(YOUR OBJECTIVE):
Leave out the pictures; transcribe all else exactly.

(INFORMATION SUPPLIED):
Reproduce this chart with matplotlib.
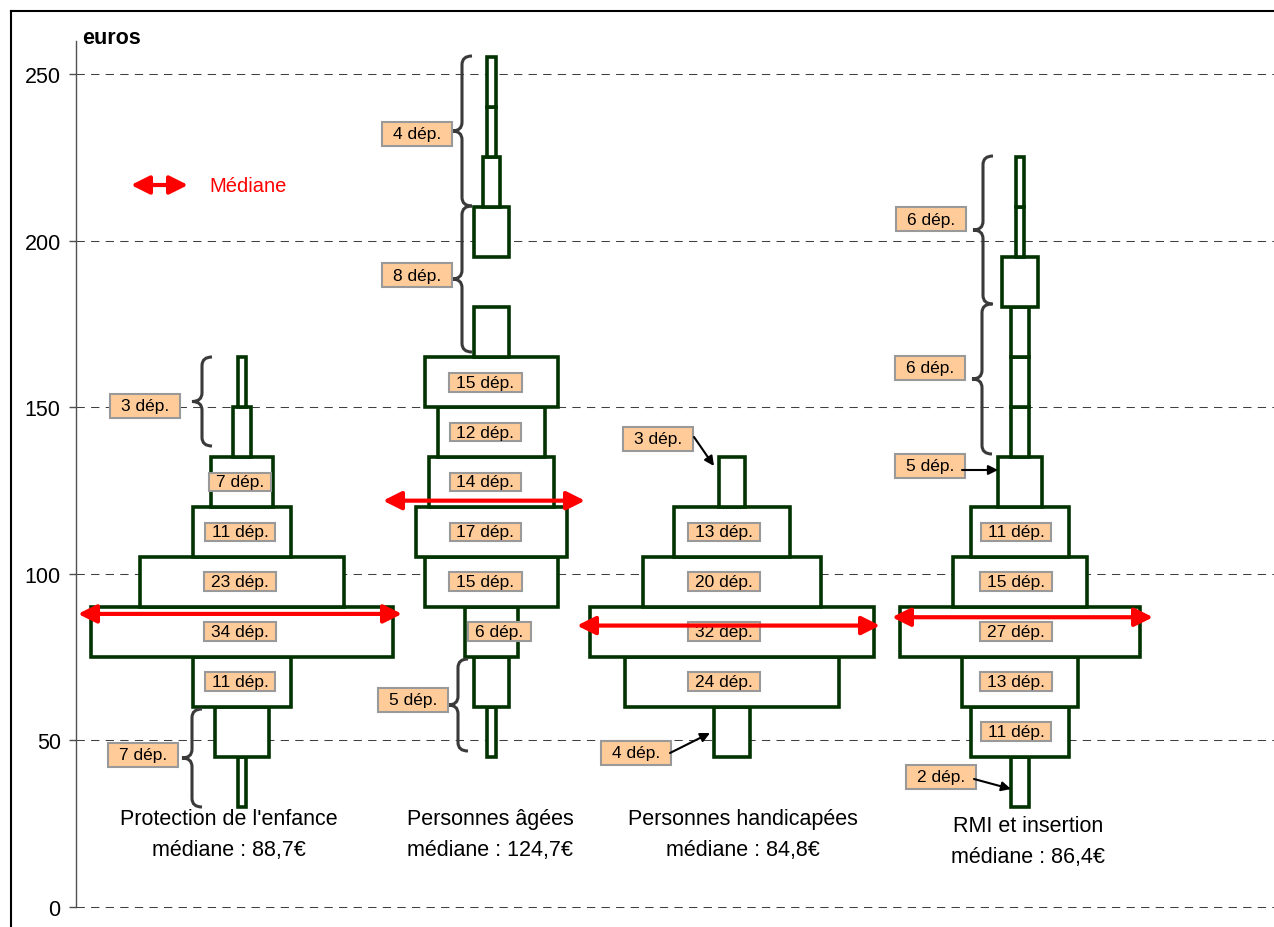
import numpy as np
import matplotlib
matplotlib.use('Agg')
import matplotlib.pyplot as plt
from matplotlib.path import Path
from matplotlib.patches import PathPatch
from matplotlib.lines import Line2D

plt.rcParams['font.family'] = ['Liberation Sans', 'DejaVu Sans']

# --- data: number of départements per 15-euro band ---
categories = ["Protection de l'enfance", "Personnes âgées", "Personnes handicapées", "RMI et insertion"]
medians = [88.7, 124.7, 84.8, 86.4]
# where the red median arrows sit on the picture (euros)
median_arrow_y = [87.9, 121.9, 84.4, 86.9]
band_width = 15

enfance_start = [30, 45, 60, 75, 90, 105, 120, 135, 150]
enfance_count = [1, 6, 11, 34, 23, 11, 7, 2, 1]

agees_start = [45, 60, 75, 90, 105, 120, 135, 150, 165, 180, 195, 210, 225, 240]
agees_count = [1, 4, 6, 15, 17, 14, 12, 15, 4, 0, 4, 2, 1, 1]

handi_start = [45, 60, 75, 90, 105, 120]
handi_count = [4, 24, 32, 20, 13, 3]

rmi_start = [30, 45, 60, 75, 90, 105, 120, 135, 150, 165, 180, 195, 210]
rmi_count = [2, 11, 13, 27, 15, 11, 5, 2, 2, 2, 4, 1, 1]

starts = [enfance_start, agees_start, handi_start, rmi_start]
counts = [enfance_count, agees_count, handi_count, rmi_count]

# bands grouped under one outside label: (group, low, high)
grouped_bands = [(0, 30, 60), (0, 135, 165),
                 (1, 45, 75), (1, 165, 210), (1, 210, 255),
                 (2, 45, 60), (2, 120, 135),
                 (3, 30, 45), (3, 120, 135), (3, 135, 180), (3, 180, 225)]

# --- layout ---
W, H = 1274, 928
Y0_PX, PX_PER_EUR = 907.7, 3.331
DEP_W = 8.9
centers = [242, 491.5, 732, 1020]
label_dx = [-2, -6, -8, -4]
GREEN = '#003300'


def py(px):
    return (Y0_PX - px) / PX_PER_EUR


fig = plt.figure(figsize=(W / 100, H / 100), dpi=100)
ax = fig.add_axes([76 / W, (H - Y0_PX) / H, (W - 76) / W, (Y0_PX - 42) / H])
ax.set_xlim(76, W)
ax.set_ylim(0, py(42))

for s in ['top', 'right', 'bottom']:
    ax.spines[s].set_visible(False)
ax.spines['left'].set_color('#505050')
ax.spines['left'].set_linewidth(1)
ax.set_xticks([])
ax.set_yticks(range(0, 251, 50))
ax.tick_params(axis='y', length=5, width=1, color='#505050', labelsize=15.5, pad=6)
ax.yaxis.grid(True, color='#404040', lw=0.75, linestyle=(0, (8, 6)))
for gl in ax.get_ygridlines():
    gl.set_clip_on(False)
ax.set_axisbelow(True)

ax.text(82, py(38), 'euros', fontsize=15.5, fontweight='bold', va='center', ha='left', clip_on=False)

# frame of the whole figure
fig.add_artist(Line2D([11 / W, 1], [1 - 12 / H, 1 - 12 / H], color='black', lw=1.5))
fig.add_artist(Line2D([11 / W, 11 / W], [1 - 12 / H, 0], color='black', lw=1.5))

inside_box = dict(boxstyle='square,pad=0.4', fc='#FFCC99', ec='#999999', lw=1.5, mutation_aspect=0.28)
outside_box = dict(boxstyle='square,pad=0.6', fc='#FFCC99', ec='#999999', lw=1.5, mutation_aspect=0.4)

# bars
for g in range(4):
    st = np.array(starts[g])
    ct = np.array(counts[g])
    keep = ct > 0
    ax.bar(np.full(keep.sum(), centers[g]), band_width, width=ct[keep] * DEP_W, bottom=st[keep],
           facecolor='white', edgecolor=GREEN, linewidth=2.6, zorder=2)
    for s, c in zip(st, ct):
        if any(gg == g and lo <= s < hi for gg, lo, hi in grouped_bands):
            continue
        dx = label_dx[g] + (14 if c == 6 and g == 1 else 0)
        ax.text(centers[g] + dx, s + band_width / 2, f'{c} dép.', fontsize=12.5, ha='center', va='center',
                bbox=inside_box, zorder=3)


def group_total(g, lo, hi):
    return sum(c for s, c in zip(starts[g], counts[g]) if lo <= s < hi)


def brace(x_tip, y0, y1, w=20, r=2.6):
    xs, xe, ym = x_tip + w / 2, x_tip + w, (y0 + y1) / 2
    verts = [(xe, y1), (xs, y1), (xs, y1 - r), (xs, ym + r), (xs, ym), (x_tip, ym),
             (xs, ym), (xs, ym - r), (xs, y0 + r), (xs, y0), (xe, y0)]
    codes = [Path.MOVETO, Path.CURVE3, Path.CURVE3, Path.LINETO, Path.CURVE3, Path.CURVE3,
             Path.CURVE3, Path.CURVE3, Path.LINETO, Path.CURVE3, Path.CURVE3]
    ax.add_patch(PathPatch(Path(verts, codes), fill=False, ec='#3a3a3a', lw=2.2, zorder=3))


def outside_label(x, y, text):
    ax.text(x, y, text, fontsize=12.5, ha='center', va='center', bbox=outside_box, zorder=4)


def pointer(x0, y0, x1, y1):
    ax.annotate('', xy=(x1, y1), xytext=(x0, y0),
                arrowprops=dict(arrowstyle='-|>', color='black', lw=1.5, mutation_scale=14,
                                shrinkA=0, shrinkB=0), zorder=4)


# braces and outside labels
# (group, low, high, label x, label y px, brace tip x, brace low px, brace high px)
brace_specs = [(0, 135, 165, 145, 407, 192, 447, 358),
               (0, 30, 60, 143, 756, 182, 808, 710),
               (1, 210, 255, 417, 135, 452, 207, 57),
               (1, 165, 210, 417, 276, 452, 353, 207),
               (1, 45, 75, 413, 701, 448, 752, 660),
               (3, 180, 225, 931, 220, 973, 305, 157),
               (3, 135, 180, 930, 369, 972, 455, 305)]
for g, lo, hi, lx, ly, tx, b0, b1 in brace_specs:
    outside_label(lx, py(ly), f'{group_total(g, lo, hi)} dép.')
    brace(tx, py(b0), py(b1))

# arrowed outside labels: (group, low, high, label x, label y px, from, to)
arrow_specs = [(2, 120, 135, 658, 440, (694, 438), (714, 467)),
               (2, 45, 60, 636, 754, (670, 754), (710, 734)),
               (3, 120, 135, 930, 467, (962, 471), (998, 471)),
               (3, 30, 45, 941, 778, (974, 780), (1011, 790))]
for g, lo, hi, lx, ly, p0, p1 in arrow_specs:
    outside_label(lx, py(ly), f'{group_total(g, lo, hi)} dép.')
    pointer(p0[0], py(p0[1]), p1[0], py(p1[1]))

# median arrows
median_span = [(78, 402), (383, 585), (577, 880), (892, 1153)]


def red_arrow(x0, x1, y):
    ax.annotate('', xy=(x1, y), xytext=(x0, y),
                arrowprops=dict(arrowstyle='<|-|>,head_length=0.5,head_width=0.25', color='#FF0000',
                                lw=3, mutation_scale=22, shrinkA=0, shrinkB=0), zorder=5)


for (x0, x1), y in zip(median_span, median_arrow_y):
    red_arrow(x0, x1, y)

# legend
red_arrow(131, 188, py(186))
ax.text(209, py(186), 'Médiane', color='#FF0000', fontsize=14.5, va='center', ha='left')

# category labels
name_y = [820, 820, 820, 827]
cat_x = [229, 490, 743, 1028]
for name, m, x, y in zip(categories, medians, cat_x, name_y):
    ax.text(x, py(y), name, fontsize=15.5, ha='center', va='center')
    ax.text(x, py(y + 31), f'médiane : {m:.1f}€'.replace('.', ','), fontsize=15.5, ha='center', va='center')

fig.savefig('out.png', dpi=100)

(PROBLEM SOLUTION):
Reproduce this chart with matplotlib.
import numpy as np
import matplotlib
matplotlib.use('Agg')
import matplotlib.pyplot as plt
from matplotlib.path import Path
from matplotlib.patches import PathPatch
from matplotlib.lines import Line2D

plt.rcParams['font.family'] = ['Liberation Sans', 'DejaVu Sans']

# --- data: number of départements per 15-euro band ---
categories = ["Protection de l'enfance", "Personnes âgées", "Personnes handicapées", "RMI et insertion"]
medians = [88.7, 124.7, 84.8, 86.4]
# where the red median arrows sit on the picture (euros)
median_arrow_y = [87.9, 121.9, 84.4, 86.9]
band_width = 15

enfance_start = [30, 45, 60, 75, 90, 105, 120, 135, 150]
enfance_count = [1, 6, 11, 34, 23, 11, 7, 2, 1]

agees_start = [45, 60, 75, 90, 105, 120, 135, 150, 165, 180, 195, 210, 225, 240]
agees_count = [1, 4, 6, 15, 17, 14, 12, 15, 4, 0, 4, 2, 1, 1]

handi_start = [45, 60, 75, 90, 105, 120]
handi_count = [4, 24, 32, 20, 13, 3]

rmi_start = [30, 45, 60, 75, 90, 105, 120, 135, 150, 165, 180, 195, 210]
rmi_count = [2, 11, 13, 27, 15, 11, 5, 2, 2, 2, 4, 1, 1]

starts = [enfance_start, agees_start, handi_start, rmi_start]
counts = [enfance_count, agees_count, handi_count, rmi_count]

# bands grouped under one outside label: (group, low, high)
grouped_bands = [(0, 30, 60), (0, 135, 165),
                 (1, 45, 75), (1, 165, 210), (1, 210, 255),
                 (2, 45, 60), (2, 120, 135),
                 (3, 30, 45), (3, 120, 135), (3, 135, 180), (3, 180, 225)]

# --- layout ---
W, H = 1274, 928
Y0_PX, PX_PER_EUR = 907.7, 3.331
DEP_W = 8.9
centers = [242, 491.5, 732, 1020]
label_dx = [-2, -6, -8, -4]
GREEN = '#003300'


def py(px):
    return (Y0_PX - px) / PX_PER_EUR


fig = plt.figure(figsize=(W / 100, H / 100), dpi=100)
ax = fig.add_axes([76 / W, (H - Y0_PX) / H, (W - 76) / W, (Y0_PX - 42) / H])
ax.set_xlim(76, W)
ax.set_ylim(0, py(42))

for s in ['top', 'right', 'bottom']:
    ax.spines[s].set_visible(False)
ax.spines['left'].set_color('#505050')
ax.spines['left'].set_linewidth(1)
ax.set_xticks([])
ax.set_yticks(range(0, 251, 50))
ax.tick_params(axis='y', length=5, width=1, color='#505050', labelsize=15.5, pad=6)
ax.yaxis.grid(True, color='#404040', lw=0.75, linestyle=(0, (8, 6)))
for gl in ax.get_ygridlines():
    gl.set_clip_on(False)
ax.set_axisbelow(True)

ax.text(82, py(38), 'euros', fontsize=15.5, fontweight='bold', va='center', ha='left', clip_on=False)

# frame of the whole figure
fig.add_artist(Line2D([11 / W, 1], [1 - 12 / H, 1 - 12 / H], color='black', lw=1.5))
fig.add_artist(Line2D([11 / W, 11 / W], [1 - 12 / H, 0], color='black', lw=1.5))

inside_box = dict(boxstyle='square,pad=0.4', fc='#FFCC99', ec='#999999', lw=1.5, mutation_aspect=0.28)
outside_box = dict(boxstyle='square,pad=0.6', fc='#FFCC99', ec='#999999', lw=1.5, mutation_aspect=0.4)

# bars
for g in range(4):
    st = np.array(starts[g])
    ct = np.array(counts[g])
    keep = ct > 0
    ax.bar(np.full(keep.sum(), centers[g]), band_width, width=ct[keep] * DEP_W, bottom=st[keep],
           facecolor='white', edgecolor=GREEN, linewidth=2.6, zorder=2)
    for s, c in zip(st, ct):
        if any(gg == g and lo <= s < hi for gg, lo, hi in grouped_bands):
            continue
        dx = label_dx[g] + (14 if c == 6 and g == 1 else 0)
        ax.text(centers[g] + dx, s + band_width / 2, f'{c} dép.', fontsize=12.5, ha='center', va='center',
                bbox=inside_box, zorder=3)


def group_total(g, lo, hi):
    return sum(c for s, c in zip(starts[g], counts[g]) if lo <= s < hi)


def brace(x_tip, y0, y1, w=20, r=2.6):
    xs, xe, ym = x_tip + w / 2, x_tip + w, (y0 + y1) / 2
    verts = [(xe, y1), (xs, y1), (xs, y1 - r), (xs, ym + r), (xs, ym), (x_tip, ym),
             (xs, ym), (xs, ym - r), (xs, y0 + r), (xs, y0), (xe, y0)]
    codes = [Path.MOVETO, Path.CURVE3, Path.CURVE3, Path.LINETO, Path.CURVE3, Path.CURVE3,
             Path.CURVE3, Path.CURVE3, Path.LINETO, Path.CURVE3, Path.CURVE3]
    ax.add_patch(PathPatch(Path(verts, codes), fill=False, ec='#3a3a3a', lw=2.2, zorder=3))


def outside_label(x, y, text):
    ax.text(x, y, text, fontsize=12.5, ha='center', va='center', bbox=outside_box, zorder=4)


def pointer(x0, y0, x1, y1):
    ax.annotate('', xy=(x1, y1), xytext=(x0, y0),
                arrowprops=dict(arrowstyle='-|>', color='black', lw=1.5, mutation_scale=14,
                                shrinkA=0, shrinkB=0), zorder=4)


# braces and outside labels
# (group, low, high, label x, label y px, brace tip x, brace low px, brace high px)
brace_specs = [(0, 135, 165, 145, 407, 192, 447, 358),
               (0, 30, 60, 143, 756, 182, 808, 710),
               (1, 210, 255, 417, 135, 452, 207, 57),
               (1, 165, 210, 417, 276, 452, 353, 207),
               (1, 45, 75, 413, 701, 448, 752, 660),
               (3, 180, 225, 931, 220, 973, 305, 157),
               (3, 135, 180, 930, 369, 972, 455, 305)]
for g, lo, hi, lx, ly, tx, b0, b1 in brace_specs:
    outside_label(lx, py(ly), f'{group_total(g, lo, hi)} dép.')
    brace(tx, py(b0), py(b1))

# arrowed outside labels: (group, low, high, label x, label y px, from, to)
arrow_specs = [(2, 120, 135, 658, 440, (694, 438), (714, 467)),
               (2, 45, 60, 636, 754, (670, 754), (710, 734)),
               (3, 120, 135, 930, 467, (962, 471), (998, 471)),
               (3, 30, 45, 941, 778, (974, 780), (1011, 790))]
for g, lo, hi, lx, ly, p0, p1 in arrow_specs:
    outside_label(lx, py(ly), f'{group_total(g, lo, hi)} dép.')
    pointer(p0[0], py(p0[1]), p1[0], py(p1[1]))

# median arrows
median_span = [(78, 402), (383, 585), (577, 880), (892, 1153)]


def red_arrow(x0, x1, y):
    ax.annotate('', xy=(x1, y), xytext=(x0, y),
                arrowprops=dict(arrowstyle='<|-|>,head_length=0.5,head_width=0.25', color='#FF0000',
                                lw=3, mutation_scale=22, shrinkA=0, shrinkB=0), zorder=5)


for (x0, x1), y in zip(median_span, median_arrow_y):
    red_arrow(x0, x1, y)

# legend
red_arrow(131, 188, py(186))
ax.text(209, py(186), 'Médiane', color='#FF0000', fontsize=14.5, va='center', ha='left')

# category labels
name_y = [820, 820, 820, 827]
cat_x = [229, 490, 743, 1028]
for name, m, x, y in zip(categories, medians, cat_x, name_y):
    ax.text(x, py(y), name, fontsize=15.5, ha='center', va='center')
    ax.text(x, py(y + 31), f'médiane : {m:.1f}€'.replace('.', ','), fontsize=15.5, ha='center', va='center')

fig.savefig('out.png', dpi=100)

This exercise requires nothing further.